C)) If CVX program contains binary or integer constraints, but no semidefinite constraints,

Mosek or Gurobi may be used as cvx_solver, i.e., any MISOCP solver.

**Disclaimer**, I know of no reason why CVXQUAD’s Pade Approximation should not work correctly if there are integer or binary variables, but as far as I know, no one has attempted to verify that this combination works correctly. I only have the free version of CVX, so I can not try it.

D) If CVX program contains semidefinite constraints and binary or integer constraints,

there is no suitable solver currently available under CVX.

# ===========================

**Quantum (Matrix) Entropy and Matrix Logarithm related functions**: As documented at https://github.com/hfawzi/cvxquad CVXQUAD makes several *Quantum (Matrix) Entropy and Matrix Logarithm related functions available. See “Semidefinite Approximations of the Matrix Logarithm” by Hamza Fawzi, James Saunderson, Pablo A. Parrilo, available at https://link.springer.com/article/10.1007/s10208-018-9385-0 , or in free preprint form at https://arxiv.org/abs/1705.00812

**Solver requirements**: Using CVXQUAD’s Pade Approximation replacement for (scalar) exponential cone functions, as described in preceding sections of this post, corresponds to matrix dimension n = 1, i.e., 1 by 1 matrix, in which case all these quantum (matrix) functions reduce exactly to their scalar counterparts. When the matrix dimension is n >= 2, CVXQUAD formulates 4 by 4 or higher dimension LMIs, which CVX will not be able to convert to Second Order Cone constraints. Therefore, when n >= 2, only an SDP solver (Mosek, SDPT3, SeDuMi, SCS) may be used as cvx_solver for any of the CVXQUAD quantum (matrix) functions. Binary or integer constraints can not be used. Matrices of various dimensions (including n = 1, i.e., scalar) can be included in the same CVX program, in which case the solver requirements for n >= 2 are applicable to the program.

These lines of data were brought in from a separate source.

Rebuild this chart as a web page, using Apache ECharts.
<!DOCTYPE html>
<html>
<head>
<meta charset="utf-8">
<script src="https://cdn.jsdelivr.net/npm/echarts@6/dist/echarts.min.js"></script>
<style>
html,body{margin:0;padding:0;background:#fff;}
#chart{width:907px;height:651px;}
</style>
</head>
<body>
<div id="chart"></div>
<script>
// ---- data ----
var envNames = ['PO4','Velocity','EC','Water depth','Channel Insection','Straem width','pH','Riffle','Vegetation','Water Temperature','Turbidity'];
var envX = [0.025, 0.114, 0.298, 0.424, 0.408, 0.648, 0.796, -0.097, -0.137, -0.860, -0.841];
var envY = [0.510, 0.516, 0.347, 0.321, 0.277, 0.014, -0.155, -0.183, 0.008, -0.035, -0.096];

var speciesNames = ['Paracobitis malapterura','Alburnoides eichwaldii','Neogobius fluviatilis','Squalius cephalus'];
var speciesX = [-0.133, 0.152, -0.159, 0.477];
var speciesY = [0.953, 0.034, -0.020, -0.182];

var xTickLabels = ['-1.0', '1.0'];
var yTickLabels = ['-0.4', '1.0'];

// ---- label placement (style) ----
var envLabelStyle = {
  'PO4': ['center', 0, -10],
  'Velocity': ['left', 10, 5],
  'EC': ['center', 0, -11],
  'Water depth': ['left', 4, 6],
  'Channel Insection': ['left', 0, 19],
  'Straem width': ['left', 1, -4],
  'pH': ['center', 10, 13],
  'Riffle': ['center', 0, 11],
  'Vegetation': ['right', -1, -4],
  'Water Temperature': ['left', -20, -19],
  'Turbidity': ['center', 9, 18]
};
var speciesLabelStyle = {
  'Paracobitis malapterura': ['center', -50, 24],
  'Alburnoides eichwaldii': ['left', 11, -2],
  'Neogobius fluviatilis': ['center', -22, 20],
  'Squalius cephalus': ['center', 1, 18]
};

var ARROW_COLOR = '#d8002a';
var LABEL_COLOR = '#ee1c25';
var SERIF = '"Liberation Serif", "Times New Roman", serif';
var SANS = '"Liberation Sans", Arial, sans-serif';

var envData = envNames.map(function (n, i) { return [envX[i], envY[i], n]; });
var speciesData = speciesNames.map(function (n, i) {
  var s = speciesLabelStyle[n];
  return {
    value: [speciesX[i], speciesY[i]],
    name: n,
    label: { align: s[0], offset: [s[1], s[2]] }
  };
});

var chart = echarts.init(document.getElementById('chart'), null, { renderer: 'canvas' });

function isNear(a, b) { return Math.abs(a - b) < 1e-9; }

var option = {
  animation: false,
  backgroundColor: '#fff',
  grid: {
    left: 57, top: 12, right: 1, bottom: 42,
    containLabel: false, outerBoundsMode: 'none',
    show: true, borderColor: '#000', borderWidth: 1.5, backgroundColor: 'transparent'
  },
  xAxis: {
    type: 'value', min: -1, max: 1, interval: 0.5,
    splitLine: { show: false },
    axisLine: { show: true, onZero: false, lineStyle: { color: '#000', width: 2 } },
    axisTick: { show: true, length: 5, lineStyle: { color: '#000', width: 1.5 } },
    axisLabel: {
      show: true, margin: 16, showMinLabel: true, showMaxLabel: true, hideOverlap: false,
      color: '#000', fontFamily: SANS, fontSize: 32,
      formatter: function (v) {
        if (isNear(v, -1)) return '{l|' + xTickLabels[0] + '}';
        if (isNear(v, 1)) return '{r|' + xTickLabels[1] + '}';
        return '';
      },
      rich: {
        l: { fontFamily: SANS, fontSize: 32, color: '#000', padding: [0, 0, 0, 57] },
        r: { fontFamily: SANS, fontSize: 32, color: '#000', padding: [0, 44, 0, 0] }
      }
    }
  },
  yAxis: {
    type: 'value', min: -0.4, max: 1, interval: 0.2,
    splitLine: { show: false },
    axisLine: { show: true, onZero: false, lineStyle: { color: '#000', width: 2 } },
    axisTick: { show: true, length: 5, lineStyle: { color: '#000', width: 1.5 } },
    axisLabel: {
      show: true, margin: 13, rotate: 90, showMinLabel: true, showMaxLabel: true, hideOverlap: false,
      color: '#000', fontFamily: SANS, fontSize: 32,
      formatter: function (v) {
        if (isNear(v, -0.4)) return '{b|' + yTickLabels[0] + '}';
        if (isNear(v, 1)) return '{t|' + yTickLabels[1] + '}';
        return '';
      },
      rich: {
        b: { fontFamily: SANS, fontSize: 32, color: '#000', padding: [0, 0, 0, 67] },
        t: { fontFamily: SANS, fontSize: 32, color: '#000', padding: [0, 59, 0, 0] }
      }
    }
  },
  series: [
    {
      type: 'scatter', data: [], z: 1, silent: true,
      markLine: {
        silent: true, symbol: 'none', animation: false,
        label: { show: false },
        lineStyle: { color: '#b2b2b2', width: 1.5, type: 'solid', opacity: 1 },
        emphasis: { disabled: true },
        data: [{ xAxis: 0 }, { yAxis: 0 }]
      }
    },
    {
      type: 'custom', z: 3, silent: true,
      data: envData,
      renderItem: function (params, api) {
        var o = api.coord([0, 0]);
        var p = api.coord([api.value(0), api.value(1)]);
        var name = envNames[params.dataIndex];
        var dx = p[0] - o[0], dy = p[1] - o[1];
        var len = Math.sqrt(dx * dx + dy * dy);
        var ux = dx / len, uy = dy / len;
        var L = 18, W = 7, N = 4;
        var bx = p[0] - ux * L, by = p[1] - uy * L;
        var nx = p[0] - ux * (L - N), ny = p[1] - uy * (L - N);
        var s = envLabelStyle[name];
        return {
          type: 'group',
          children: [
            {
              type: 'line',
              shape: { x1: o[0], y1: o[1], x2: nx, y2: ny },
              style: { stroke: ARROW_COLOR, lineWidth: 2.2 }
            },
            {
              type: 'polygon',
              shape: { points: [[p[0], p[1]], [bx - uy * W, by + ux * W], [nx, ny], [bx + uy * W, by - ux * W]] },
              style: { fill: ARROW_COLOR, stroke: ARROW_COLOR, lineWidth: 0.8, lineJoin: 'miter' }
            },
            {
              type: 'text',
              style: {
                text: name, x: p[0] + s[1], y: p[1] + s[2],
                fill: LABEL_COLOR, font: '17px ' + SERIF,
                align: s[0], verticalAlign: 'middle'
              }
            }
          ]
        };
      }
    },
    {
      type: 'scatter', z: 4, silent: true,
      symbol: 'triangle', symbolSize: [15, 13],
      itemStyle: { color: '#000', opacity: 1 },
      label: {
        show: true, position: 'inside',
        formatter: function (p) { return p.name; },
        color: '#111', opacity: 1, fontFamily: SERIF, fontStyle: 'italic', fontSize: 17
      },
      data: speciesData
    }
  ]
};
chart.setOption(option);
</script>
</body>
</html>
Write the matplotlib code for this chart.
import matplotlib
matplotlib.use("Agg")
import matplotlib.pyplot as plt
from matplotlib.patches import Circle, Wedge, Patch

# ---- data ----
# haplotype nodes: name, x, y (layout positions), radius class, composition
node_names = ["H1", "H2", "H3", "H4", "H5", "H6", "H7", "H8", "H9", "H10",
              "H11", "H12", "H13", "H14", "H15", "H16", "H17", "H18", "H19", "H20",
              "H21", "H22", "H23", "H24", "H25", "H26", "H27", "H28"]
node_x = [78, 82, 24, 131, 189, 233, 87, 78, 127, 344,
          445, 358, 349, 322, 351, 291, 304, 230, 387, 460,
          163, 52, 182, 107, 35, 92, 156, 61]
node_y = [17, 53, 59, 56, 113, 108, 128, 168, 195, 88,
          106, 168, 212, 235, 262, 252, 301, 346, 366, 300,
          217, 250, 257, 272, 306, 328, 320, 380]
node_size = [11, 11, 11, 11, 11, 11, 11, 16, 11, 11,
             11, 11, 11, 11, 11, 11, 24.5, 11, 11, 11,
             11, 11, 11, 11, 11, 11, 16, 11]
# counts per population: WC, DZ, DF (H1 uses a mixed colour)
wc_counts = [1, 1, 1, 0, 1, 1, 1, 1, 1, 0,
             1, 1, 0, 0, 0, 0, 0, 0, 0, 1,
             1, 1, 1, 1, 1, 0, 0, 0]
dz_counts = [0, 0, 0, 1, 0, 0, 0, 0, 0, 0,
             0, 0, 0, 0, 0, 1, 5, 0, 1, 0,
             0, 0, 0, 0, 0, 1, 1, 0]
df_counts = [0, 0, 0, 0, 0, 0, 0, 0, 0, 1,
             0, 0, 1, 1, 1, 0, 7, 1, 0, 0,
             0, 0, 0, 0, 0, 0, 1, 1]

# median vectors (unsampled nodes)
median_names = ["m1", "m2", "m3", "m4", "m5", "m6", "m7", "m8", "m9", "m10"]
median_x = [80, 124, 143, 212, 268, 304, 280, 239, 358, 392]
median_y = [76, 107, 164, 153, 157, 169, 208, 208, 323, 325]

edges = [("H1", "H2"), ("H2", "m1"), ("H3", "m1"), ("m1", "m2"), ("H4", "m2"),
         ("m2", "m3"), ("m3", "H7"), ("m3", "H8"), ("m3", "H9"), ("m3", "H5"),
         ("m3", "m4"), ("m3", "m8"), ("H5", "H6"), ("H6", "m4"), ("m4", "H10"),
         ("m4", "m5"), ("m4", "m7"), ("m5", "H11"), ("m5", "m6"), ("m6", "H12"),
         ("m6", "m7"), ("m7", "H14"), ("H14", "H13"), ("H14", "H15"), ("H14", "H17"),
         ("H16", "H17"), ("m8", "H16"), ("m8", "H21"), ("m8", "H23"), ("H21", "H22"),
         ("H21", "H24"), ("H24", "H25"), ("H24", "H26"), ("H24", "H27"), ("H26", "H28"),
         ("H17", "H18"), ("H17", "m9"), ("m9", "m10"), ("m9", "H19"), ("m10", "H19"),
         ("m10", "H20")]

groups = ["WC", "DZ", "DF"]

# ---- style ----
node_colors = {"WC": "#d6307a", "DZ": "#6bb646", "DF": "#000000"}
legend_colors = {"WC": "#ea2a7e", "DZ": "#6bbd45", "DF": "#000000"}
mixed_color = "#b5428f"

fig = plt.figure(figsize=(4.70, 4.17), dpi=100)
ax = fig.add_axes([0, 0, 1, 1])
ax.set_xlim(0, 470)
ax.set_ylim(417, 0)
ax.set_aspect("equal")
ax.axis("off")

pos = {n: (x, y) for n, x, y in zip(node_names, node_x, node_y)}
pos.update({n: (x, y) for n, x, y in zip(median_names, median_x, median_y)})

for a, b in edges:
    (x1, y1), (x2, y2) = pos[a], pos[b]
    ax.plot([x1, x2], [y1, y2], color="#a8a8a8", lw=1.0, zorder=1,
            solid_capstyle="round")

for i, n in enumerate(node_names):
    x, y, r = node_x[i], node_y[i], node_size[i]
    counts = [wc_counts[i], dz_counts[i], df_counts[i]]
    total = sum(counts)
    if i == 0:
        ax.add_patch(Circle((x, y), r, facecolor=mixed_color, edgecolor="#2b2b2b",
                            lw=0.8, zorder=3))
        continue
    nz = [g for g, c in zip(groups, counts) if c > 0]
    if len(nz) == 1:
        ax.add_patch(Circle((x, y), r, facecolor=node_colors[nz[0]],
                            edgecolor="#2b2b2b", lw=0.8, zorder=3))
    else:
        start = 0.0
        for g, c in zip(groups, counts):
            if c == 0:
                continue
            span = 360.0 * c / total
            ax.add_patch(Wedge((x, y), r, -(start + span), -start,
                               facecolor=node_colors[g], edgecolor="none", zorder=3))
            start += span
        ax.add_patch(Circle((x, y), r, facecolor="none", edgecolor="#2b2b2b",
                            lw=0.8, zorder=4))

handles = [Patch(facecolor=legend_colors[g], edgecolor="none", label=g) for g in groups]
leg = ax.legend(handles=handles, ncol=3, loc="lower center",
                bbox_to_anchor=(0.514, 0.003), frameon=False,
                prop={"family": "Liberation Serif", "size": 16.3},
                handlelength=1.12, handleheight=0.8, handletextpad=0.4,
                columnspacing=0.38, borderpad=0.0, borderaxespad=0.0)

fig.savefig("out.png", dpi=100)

**Disclaimer**: The function `quantum_rel_entr`

is way cool, but formulates several `2*n^2 by 2*n^2`

LMIs. The modell formulation and solver time as well as needed memory can quickly increase with `n`

. Other CVXQUAD quantum (matrix) functions have less severe run-time and memory requirements than `quantum_rel_entr`

- see table 1 of the referenced paper.

**CVX formulations of several matrix perspective and log_det related functions using CVXQUAD’s quantum_rel_entr** are shown at

Perspective of log det function, and CVX formulations of related log det problems using Quantum Relative Entropy from CVXQUAD . In short, for every CVX formulation which I have looked at of an expression formulated using

`rel_entr`

for which there is a natural matrix analog using `quantum_rel_entr,`

, the matrix analog formulation is mathematically correct, and will be accepted by CVX if CVXQUAD is installed (and presuming all CVX’s other rules are satisfied). The only “catch”: is that rum-time and memory requirements can be severe even at modest values of matrix dimension n.# ==========================

Note: Please post to this thread in the unlikely (ha, ha) event I have made any errors, typos, or omissions.

Note: CVX 3.0beta is not really recommended to anyone due to its numerous bugs. **Do NOT use CVXQUAD with CVX 3.0beta.**. Please use CVX 2.1 instead.

There are no guarantees or warranties that the material in this post is correct. If your rocket blows up or your weaponized drone attacks you, that’s your tough luck.